Challenge: Return precisely the span of lines from the top of the material below to the line containing "rotate=90] (hlabel) at", both included. Pictures are excluded.

# Start of Dataset content

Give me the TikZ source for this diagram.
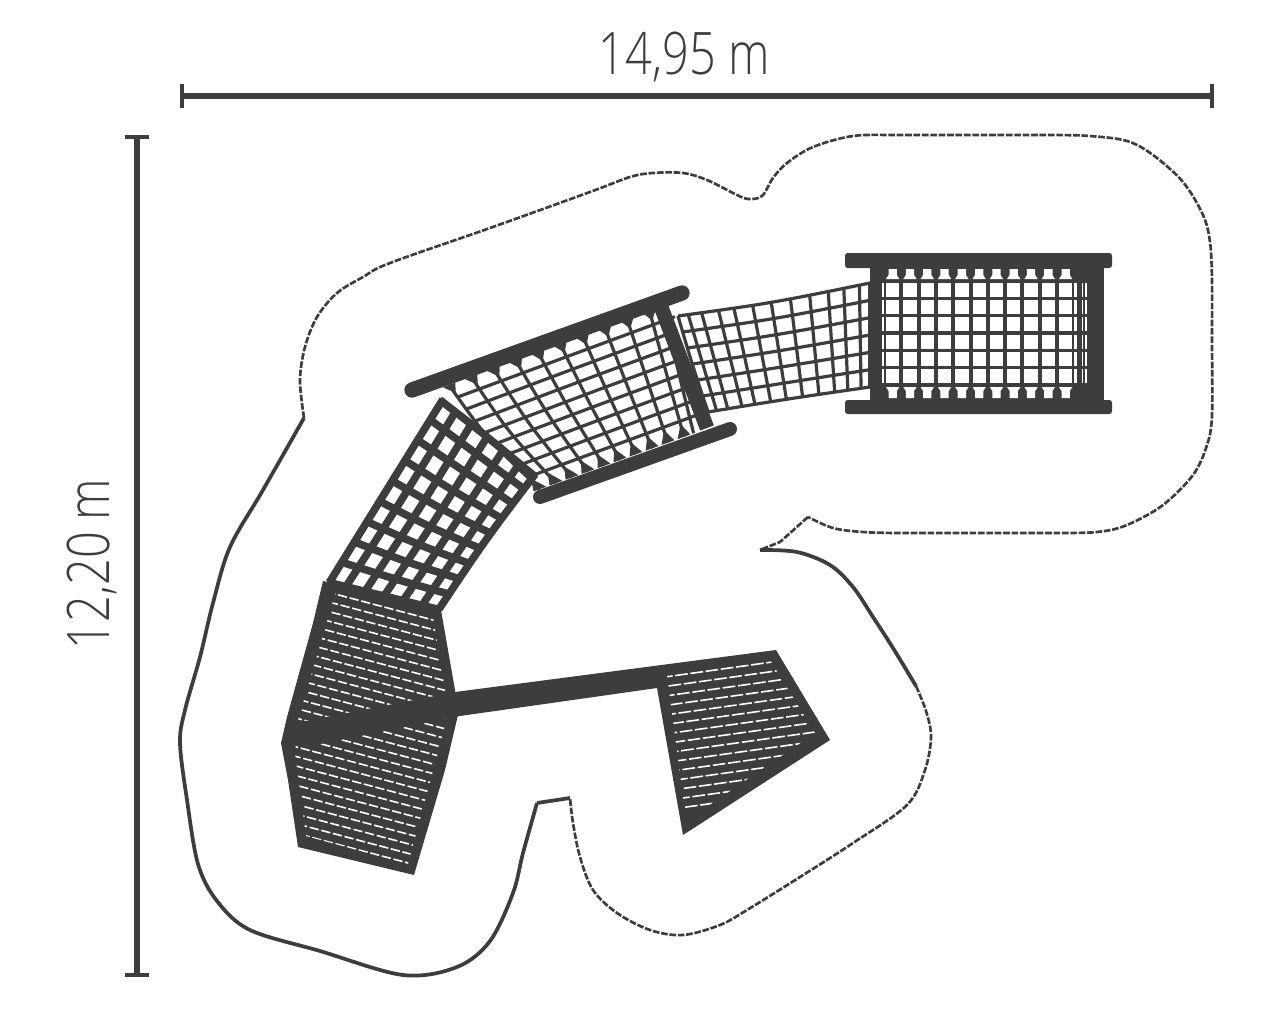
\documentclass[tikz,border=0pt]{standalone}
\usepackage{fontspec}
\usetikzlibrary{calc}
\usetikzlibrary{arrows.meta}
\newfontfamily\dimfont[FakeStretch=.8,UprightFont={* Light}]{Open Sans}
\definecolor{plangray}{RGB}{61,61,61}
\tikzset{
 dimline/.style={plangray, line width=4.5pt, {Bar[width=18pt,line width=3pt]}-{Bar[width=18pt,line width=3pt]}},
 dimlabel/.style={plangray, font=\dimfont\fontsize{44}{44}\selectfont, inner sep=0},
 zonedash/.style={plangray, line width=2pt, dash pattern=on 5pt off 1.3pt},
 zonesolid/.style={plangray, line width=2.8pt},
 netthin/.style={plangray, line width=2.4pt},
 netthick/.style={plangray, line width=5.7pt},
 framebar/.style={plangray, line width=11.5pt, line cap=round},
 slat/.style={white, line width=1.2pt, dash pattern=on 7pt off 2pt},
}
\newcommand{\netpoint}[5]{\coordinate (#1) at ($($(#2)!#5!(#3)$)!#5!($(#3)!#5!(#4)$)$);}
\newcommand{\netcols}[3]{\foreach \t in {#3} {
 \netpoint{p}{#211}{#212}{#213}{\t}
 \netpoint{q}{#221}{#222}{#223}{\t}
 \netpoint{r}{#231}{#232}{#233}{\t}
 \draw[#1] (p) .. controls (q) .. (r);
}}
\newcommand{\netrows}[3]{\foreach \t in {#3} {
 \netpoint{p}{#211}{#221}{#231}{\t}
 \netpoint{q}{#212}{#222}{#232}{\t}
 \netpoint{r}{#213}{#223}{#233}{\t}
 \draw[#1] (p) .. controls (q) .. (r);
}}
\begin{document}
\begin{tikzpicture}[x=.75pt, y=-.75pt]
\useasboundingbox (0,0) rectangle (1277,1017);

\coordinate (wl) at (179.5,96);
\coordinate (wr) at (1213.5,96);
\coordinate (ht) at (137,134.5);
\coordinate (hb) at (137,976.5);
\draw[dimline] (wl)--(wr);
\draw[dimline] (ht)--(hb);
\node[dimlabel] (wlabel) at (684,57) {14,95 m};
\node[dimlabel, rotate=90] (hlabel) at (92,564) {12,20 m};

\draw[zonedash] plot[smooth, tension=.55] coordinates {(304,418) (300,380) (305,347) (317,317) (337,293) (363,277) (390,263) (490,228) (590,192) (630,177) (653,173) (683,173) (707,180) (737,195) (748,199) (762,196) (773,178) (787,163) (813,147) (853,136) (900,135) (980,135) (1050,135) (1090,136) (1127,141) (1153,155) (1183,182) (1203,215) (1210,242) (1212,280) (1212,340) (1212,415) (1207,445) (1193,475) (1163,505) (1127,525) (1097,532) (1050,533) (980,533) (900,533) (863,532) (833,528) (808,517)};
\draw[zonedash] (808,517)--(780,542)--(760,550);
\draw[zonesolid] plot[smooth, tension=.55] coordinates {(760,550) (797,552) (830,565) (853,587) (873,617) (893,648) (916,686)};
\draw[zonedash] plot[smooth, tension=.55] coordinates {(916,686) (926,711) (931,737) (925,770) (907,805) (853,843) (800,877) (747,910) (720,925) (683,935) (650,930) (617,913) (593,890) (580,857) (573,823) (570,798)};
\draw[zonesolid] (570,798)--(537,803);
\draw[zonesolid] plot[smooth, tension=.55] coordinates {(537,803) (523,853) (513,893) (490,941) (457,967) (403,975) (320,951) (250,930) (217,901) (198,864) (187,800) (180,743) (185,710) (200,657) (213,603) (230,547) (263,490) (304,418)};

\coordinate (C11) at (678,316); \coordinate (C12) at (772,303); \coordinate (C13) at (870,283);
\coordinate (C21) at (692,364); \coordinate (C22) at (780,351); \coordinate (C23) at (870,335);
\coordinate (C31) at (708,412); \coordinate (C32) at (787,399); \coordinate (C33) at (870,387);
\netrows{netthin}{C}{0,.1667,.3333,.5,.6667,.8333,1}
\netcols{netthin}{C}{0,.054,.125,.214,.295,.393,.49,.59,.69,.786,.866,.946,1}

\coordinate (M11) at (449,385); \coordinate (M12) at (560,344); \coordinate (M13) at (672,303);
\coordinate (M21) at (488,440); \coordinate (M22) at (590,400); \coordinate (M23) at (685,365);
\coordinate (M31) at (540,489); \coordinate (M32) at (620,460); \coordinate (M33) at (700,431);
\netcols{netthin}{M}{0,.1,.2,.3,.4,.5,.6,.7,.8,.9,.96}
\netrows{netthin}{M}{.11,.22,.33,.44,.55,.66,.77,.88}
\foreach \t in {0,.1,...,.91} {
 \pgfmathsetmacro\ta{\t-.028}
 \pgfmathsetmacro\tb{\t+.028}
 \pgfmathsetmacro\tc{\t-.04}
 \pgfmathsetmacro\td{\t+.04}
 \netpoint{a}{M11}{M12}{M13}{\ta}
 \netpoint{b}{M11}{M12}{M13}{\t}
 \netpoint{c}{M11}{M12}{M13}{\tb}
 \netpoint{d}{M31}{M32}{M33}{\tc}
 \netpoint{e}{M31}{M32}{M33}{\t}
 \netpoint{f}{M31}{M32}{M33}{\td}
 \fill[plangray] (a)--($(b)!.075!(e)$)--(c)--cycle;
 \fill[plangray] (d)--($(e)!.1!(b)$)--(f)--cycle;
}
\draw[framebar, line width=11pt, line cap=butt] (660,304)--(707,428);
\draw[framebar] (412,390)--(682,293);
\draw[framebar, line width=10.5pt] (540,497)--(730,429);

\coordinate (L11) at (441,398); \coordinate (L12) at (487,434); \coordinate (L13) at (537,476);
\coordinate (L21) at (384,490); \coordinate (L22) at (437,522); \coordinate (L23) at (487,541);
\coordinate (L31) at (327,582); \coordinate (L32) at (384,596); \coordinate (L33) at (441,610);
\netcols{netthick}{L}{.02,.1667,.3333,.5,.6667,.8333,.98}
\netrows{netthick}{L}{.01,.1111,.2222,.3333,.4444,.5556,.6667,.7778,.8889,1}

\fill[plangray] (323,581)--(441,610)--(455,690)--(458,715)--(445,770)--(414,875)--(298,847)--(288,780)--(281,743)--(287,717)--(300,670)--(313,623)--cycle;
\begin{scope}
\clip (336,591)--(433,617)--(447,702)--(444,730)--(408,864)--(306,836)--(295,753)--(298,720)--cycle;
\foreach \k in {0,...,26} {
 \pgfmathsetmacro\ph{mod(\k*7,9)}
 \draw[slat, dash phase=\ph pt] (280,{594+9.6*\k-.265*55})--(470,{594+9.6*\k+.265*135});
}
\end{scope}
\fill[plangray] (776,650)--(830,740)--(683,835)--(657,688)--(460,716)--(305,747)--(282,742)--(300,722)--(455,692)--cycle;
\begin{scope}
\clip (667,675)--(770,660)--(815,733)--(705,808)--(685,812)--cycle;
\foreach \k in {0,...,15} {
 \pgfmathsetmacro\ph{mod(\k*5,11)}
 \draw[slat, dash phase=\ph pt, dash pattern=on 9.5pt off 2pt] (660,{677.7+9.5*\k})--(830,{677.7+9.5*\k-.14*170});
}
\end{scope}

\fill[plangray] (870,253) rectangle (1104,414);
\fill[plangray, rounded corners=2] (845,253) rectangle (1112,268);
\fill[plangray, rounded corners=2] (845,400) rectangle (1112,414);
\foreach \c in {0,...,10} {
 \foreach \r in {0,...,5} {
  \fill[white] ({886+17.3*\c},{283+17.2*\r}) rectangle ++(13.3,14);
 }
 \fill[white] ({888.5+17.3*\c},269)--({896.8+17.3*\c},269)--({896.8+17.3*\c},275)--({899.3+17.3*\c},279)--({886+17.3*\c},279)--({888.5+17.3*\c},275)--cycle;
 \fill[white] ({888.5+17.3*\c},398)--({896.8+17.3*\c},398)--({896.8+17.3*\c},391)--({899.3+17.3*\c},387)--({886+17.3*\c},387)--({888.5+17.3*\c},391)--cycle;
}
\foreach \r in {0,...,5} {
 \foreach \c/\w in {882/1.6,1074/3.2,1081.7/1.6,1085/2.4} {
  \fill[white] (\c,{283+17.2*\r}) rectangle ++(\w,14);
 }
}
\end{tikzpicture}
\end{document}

# End of Dataset content

Response to the task:
Give me the TikZ source for this diagram.
\documentclass[tikz,border=0pt]{standalone}
\usepackage{fontspec}
\usetikzlibrary{calc}
\usetikzlibrary{arrows.meta}
\newfontfamily\dimfont[FakeStretch=.8,UprightFont={* Light}]{Open Sans}
\definecolor{plangray}{RGB}{61,61,61}
\tikzset{
 dimline/.style={plangray, line width=4.5pt, {Bar[width=18pt,line width=3pt]}-{Bar[width=18pt,line width=3pt]}},
 dimlabel/.style={plangray, font=\dimfont\fontsize{44}{44}\selectfont, inner sep=0},
 zonedash/.style={plangray, line width=2pt, dash pattern=on 5pt off 1.3pt},
 zonesolid/.style={plangray, line width=2.8pt},
 netthin/.style={plangray, line width=2.4pt},
 netthick/.style={plangray, line width=5.7pt},
 framebar/.style={plangray, line width=11.5pt, line cap=round},
 slat/.style={white, line width=1.2pt, dash pattern=on 7pt off 2pt},
}
\newcommand{\netpoint}[5]{\coordinate (#1) at ($($(#2)!#5!(#3)$)!#5!($(#3)!#5!(#4)$)$);}
\newcommand{\netcols}[3]{\foreach \t in {#3} {
 \netpoint{p}{#211}{#212}{#213}{\t}
 \netpoint{q}{#221}{#222}{#223}{\t}
 \netpoint{r}{#231}{#232}{#233}{\t}
 \draw[#1] (p) .. controls (q) .. (r);
}}
\newcommand{\netrows}[3]{\foreach \t in {#3} {
 \netpoint{p}{#211}{#221}{#231}{\t}
 \netpoint{q}{#212}{#222}{#232}{\t}
 \netpoint{r}{#213}{#223}{#233}{\t}
 \draw[#1] (p) .. controls (q) .. (r);
}}
\begin{document}
\begin{tikzpicture}[x=.75pt, y=-.75pt]
\useasboundingbox (0,0) rectangle (1277,1017);

\coordinate (wl) at (179.5,96);
\coordinate (wr) at (1213.5,96);
\coordinate (ht) at (137,134.5);
\coordinate (hb) at (137,976.5);
\draw[dimline] (wl)--(wr);
\draw[dimline] (ht)--(hb);
\node[dimlabel] (wlabel) at (684,57) {14,95 m};
\node[dimlabel, rotate=90] (hlabel) at (92,564) {12,20 m};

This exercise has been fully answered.